The Makings of a Music

Some extracts from Seamus Heaney's essay 


"I chose the word 'makings' for the title because it gestures towards the testings and hesitations of the workshop, the approaches towards utterance, the discovery of lines and then the intuitive extension of the vital element in those lines over a whole passage. If you like, I am interested in the way Valery's two kinds of poetic lines, 'les vers donnes' and 'les vers calcules', are combined. The given line, the phrase or cadence which haunts the ear and the eager parts of the mind, this is the tuning fork to which the whole music of the poem is orchestrated, that out of which the overall melodies are worked for or calculated. It is my impression that this haunting or 'donne' occurs to all poets in much the same way, arbitrarily, with a sense of promise, as an alertness, a hankering, a readiness. It is also my impression that the quality of the music in the finished poem has to do with the way the poet proceeds to respond to his 'donne'. If he surrenders to it, allows himself to be carried by its initial rhythmic suggestivesness, to become somnambulist after its invitations, then we will have a music not unlike Wordsworth's, hypnotic, swimming with the current of its form rather than against it. If, on the other hand, instead of surrendering to the drift of the original generating rhythm, the poet seeks to discipline it, to harness its energies in order to drive other parts of his mind into motion, then we will have a music not unlike Yeats's, affirmative, seeking to master rather than mesmerize the ear, swimming strongly against the current of its form.

Of course, in any poetic music, there will always be two contributory elements. There is that part of the poetry which takes its structure and beat, its play of metre and rhythms, its diction and allusiveness, from the literary tradition. The poetry that Wordsworth and Yeats had read as adolescents and as young men obviously laid down certain structures in their ear, structures that gave them certain kinds of aural expectations for their own writing.... But there is a second element in a poet's music, derived not from the literate parts of his mind but the from its illiterate parts, dependent not upon what Jacques Maritain called his 'intellectual baggage' but upon what I might call his instinctual ballast. What kinds of noise assuage him, what kinds of music pleasure or repel him, what messages the receiving stations of his senses are happy to pick up from the world around him and what ones they automatically block out -- all this unconscious activity, at the pre-verbal level, is entirely relevant to the intonations and appeasements offered by a poet's music."


On Wordsworth:

"What we are presented with is a version of composition as listening, as a wise passiveness, a surrender to energies that spring within the centre of the mind, not composition as an active pursuit by the mind's circumference of something already at the centre. The more attentively Wordsworth listens in, the more cheerfully and abundantly he speaks out."
...
"The high moments of Wordsworth's poetry occur when the verse has carried us forward and onward to a point where line by line we do not proceed but hang in a kind of suspended motion, sustained by the beat of the verse as a hanging bird is sustained by the beat of its wing, but, like the bird, holding actively to one point of vantage, experiencing a prolonged moment of equilibrium during which we feel ourselves to be conductors of the palpable energies of earth and sky."


On Yeats:

"In Yeats, the voice muscles its way over the obstacle course of the form and flexes like an animated vine on the trellis of its metric and rhyme scheme...For Yeats, composition was no recollection in tranquillity, not a delivery of the dark embryo, but a mastery, a handling, a struggle towards maximum articulation."
...
"Again, it is that accumulating pressure in the movement, the sense of passion held down, that we are responding to. The poem's arch is built on repetitions that strain away from one another by reason of the sense they are making, but press in upon one another by reason of the repeated vocable. ...Affirmation arises out of oppositions."
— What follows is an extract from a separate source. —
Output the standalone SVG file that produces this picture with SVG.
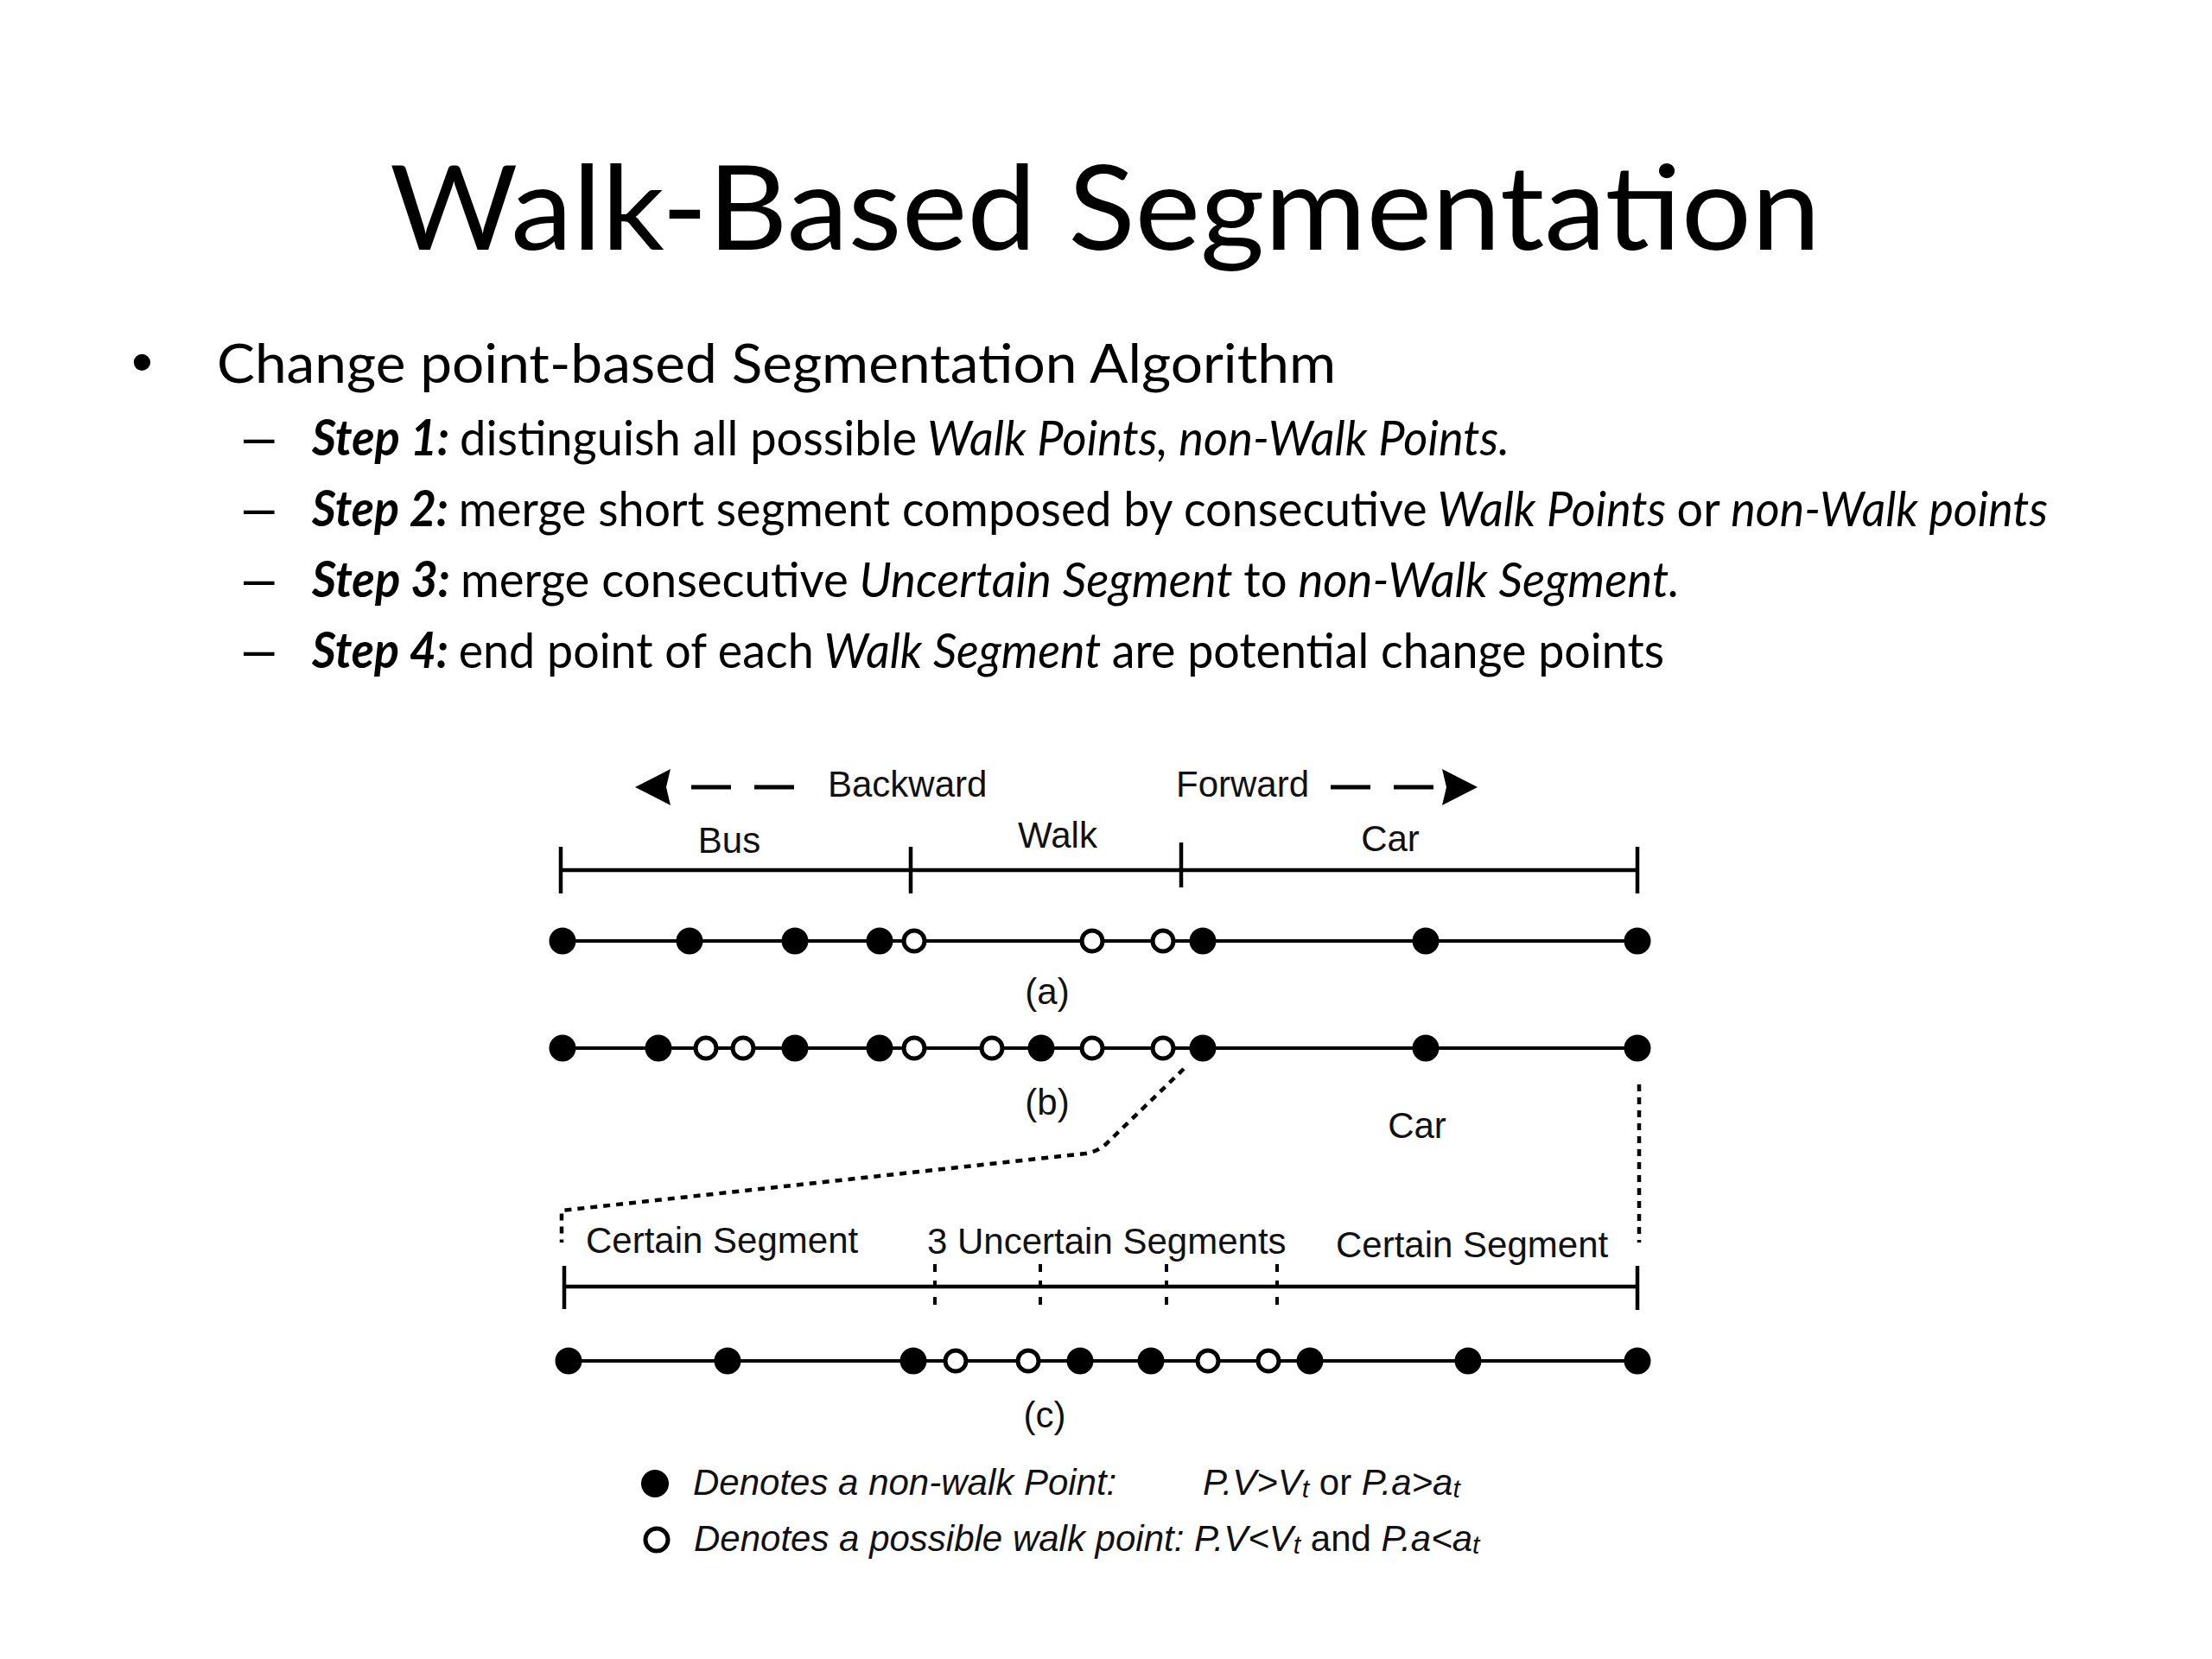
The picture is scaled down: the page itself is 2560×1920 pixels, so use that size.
<svg xmlns="http://www.w3.org/2000/svg" width="2560" height="1920" viewBox="0 0 2560 1920">
<defs>
<style>
.slide{font-family:Lato,"Open Sans","Noto Sans",sans-serif;fill:#000}
.b{font-weight:bold}
.i{font-style:italic}
.dash{font-family:"Liberation Sans",Arial,sans-serif;font-size:64px;fill:#000}
.lbl{font-family:"Liberation Sans",Arial,sans-serif;font-size:42px;fill:#111}
.mid{text-anchor:middle}
.ax{stroke:#000;stroke-width:4.5;fill:none}
.tk{stroke:#000;stroke-width:4.5;fill:none}
.dtk{stroke:#000;stroke-width:4;fill:none;stroke-dasharray:9 10}
.tl{stroke:#000;stroke-width:4;fill:none}
.pf{fill:#000}
.po{fill:#fff;stroke:#000;stroke-width:5}
.arr{stroke:#000;stroke-width:5;fill:none;stroke-dasharray:46 27}
.dot{stroke:#000;stroke-width:4.5;fill:none;stroke-dasharray:8 7}
.sub{font-size:30px}
</style>
<marker id="ah" markerUnits="userSpaceOnUse" markerWidth="42" markerHeight="42" refX="0" refY="21" orient="auto" viewBox="0 0 42 42">
<path d="M0,0 L41,21 L0,42 L5,21 Z" fill="#000"/>
</marker>
</defs>
<rect width="2560" height="1920" fill="#fff"/>

<g id="title">
<text class="slide" x="451" y="289" font-size="136" textLength="1656" lengthAdjust="spacingAndGlyphs">Walk-Based Segmentation</text>
</g>

<g id="bullets">
<text x="152" y="443" font-family="Liberation Sans,Arial,sans-serif" font-size="71">•</text>
<text class="slide" x="251" y="443" font-size="62.5" textLength="1295" lengthAdjust="spacingAndGlyphs">Change point-based Segmentation Algorithm</text>

<text class="dash" x="282" y="527">–</text>
<text class="slide" x="361" y="527" font-size="56.4" textLength="1386" lengthAdjust="spacingAndGlyphs"><tspan class="b i">Step 1: </tspan>distinguish all possible<tspan class="i"> Walk Points, non-Walk Points.</tspan></text>

<text class="dash" x="282" y="609">–</text>
<text class="slide" x="361" y="609" font-size="56.4" textLength="2009" lengthAdjust="spacingAndGlyphs"><tspan class="b i">Step 2: </tspan>merge short segment composed by consecutive<tspan class="i"> Walk Points </tspan>or<tspan class="i"> non-Walk points</tspan></text>

<text class="dash" x="282" y="691">–</text>
<text class="slide" x="361" y="691" font-size="56.4" textLength="1583" lengthAdjust="spacingAndGlyphs"><tspan class="b i">Step 3: </tspan>merge consecutive<tspan class="i"> Uncertain Segment </tspan>to<tspan class="i"> non-Walk Segment.</tspan></text>

<text class="dash" x="282" y="773">–</text>
<text class="slide" x="361" y="773" font-size="56.4" textLength="1565" lengthAdjust="spacingAndGlyphs"><tspan class="b i">Step 4: </tspan>end point of each<tspan class="i"> Walk Segment </tspan>are potential change points</text>
</g>

<g id="connectors">
<path class="arr" d="M919,911 L776,911" marker-end="url(#ah)"/>
<path class="arr" d="M1540,911 L1669,911" marker-end="url(#ah)"/>
<path class="dot" d="M1370,1237 L1280,1324 Q1270,1333 1256,1335 L650,1401 L650,1438"/>
<path class="dot" d="M1897,1255 L1897,1438"/>
</g>

<g id="direction-labels">
<text class="lbl" x="958" y="922">Backward</text>
<text class="lbl" x="1361" y="922">Forward</text>
</g>

<g id="mode-scale">
<line class="ax" x1="649" y1="1007" x2="1895" y2="1007"/>
<line class="tk" x1="649" y1="980" x2="649" y2="1034"/>
<line class="tk" x1="1054" y1="980" x2="1054" y2="1034"/>
<line class="tk" x1="1367" y1="975" x2="1367" y2="1027"/>
<line class="tk" x1="1895" y1="980" x2="1895" y2="1034"/>
<text class="lbl mid" x="844" y="987">Bus</text>
<text class="lbl mid" x="1224" y="981">Walk</text>
<text class="lbl mid" x="1609" y="985">Car</text>
</g>

<g id="row-a">
<line class="tl" x1="651" y1="1089" x2="1895" y2="1089"/>
<circle class="pf" cx="651" cy="1089" r="15.5"/>
<circle class="pf" cx="798" cy="1089" r="15.5"/>
<circle class="pf" cx="920" cy="1089" r="15.5"/>
<circle class="pf" cx="1018" cy="1089" r="15.5"/>
<circle class="po" cx="1058" cy="1089" r="12"/>
<circle class="po" cx="1264" cy="1089" r="12"/>
<circle class="po" cx="1346" cy="1089" r="12"/>
<circle class="pf" cx="1392" cy="1089" r="15.5"/>
<circle class="pf" cx="1650" cy="1089" r="15.5"/>
<circle class="pf" cx="1895" cy="1089" r="15.5"/>
<text class="lbl mid" x="1212" y="1162">(a)</text>
</g>

<g id="row-b">
<line class="tl" x1="651" y1="1213" x2="1895" y2="1213"/>
<circle class="pf" cx="651" cy="1213" r="15.5"/>
<circle class="pf" cx="762" cy="1213" r="15.5"/>
<circle class="po" cx="817" cy="1213" r="12"/>
<circle class="po" cx="860" cy="1213" r="12"/>
<circle class="pf" cx="920" cy="1213" r="15.5"/>
<circle class="pf" cx="1018" cy="1213" r="15.5"/>
<circle class="po" cx="1058" cy="1213" r="12"/>
<circle class="po" cx="1148" cy="1213" r="12"/>
<circle class="pf" cx="1205" cy="1213" r="15.5"/>
<circle class="po" cx="1264" cy="1213" r="12"/>
<circle class="po" cx="1346" cy="1213" r="12"/>
<circle class="pf" cx="1392" cy="1213" r="15.5"/>
<circle class="pf" cx="1650" cy="1213" r="15.5"/>
<circle class="pf" cx="1895" cy="1213" r="15.5"/>
<text class="lbl mid" x="1212" y="1290">(b)</text>
<text class="lbl mid" x="1640" y="1317">Car</text>
</g>

<g id="segment-scale">
<line class="ax" x1="653" y1="1489" x2="1895" y2="1489"/>
<line class="tk" x1="653" y1="1465" x2="653" y2="1515"/>
<line class="tk" x1="1895" y1="1465" x2="1895" y2="1516"/>
<line class="dtk" x1="1082" y1="1463" x2="1082" y2="1512"/>
<line class="dtk" x1="1204" y1="1463" x2="1204" y2="1512"/>
<line class="dtk" x1="1350" y1="1463" x2="1350" y2="1512"/>
<line class="dtk" x1="1478" y1="1463" x2="1478" y2="1512"/>
<text class="lbl" x="678" y="1450">Certain Segment</text>
<text class="lbl" x="1073" y="1451">3 Uncertain Segments</text>
<text class="lbl" x="1546" y="1455">Certain Segment</text>
</g>

<g id="row-c">
<line class="tl" x1="658" y1="1575" x2="1895" y2="1575"/>
<circle class="pf" cx="658" cy="1575" r="15.5"/>
<circle class="pf" cx="842" cy="1575" r="15.5"/>
<circle class="pf" cx="1057" cy="1575" r="15.5"/>
<circle class="po" cx="1106" cy="1575" r="12"/>
<circle class="po" cx="1190" cy="1575" r="12"/>
<circle class="pf" cx="1250" cy="1575" r="15.5"/>
<circle class="pf" cx="1332" cy="1575" r="15.5"/>
<circle class="po" cx="1398" cy="1575" r="12"/>
<circle class="po" cx="1468" cy="1575" r="12"/>
<circle class="pf" cx="1516" cy="1575" r="15.5"/>
<circle class="pf" cx="1699" cy="1575" r="15.5"/>
<circle class="pf" cx="1895" cy="1575" r="15.5"/>
<text class="lbl mid" x="1209" y="1652">(c)</text>
</g>

<g id="legend">
<circle class="pf" cx="758" cy="1717" r="16"/>
<text class="lbl i" x="802" y="1730">Denotes a non-walk Point:</text>
<text class="lbl" x="1392" y="1730"><tspan class="i">P.V&gt;V</tspan><tspan class="i sub" dy="3">t</tspan><tspan dy="-3"> or </tspan><tspan class="i">P.a&gt;a</tspan><tspan class="i sub" dy="3">t</tspan></text>
<circle class="po" cx="760" cy="1782" r="13"/>
<text class="lbl" x="803" y="1795"><tspan class="i">Denotes a possible walk point: P.V&lt;V</tspan><tspan class="i sub" dy="3">t</tspan><tspan dy="-3"> and </tspan><tspan class="i">P.a&lt;a</tspan><tspan class="i sub" dy="3">t</tspan></text>
</g>
</svg>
Further, on 'Long-legged Fly':

" 'Long-legged Fly' is a poem that is absolute in its poetic integrity, that commands us both by the stony clarity of its sounds and the deep probes of its images, though 'images' is too weak a word, is somehow inaccurate: it is more that every element in the poem is at once literal and symbolic. It is a transcendent realization of the things I was trying to get at: what is the relationship between the creative moment in the life of an individual and the effect of that moment's conception throughout history? ... The creative mind is astraddle silence. In my reading, the long-legged fly has a masculine gender and while there is a sense of incubation permeating the whole poem, there is also a sense of intent siring. The image recalls the first chapter of the Book of Genesis, where God the Father's mind moves upon chaos, and the image functions within the poem like the nerve of a thinking brain, a brain that concedes the clangour and objectivity of historical events, the remorselessness of action, the unstoppable flow of time. It concedes all this but simultaneously affirms the absoluteness of the moment of silence, the power of the mind's motion along and against the current of history. The poem dramatizes concentration brought to the point of consummation. The act of the mind, in Michael Angelo's case, exerts an almost grandular pressure on history and what conducts that pressure is the image in the beholder's eye. In a similar way, as I have tried to show, poetry depends for its continuing efficacy upon the play of sound not only in the ear of the reader but also in the ear of the writer."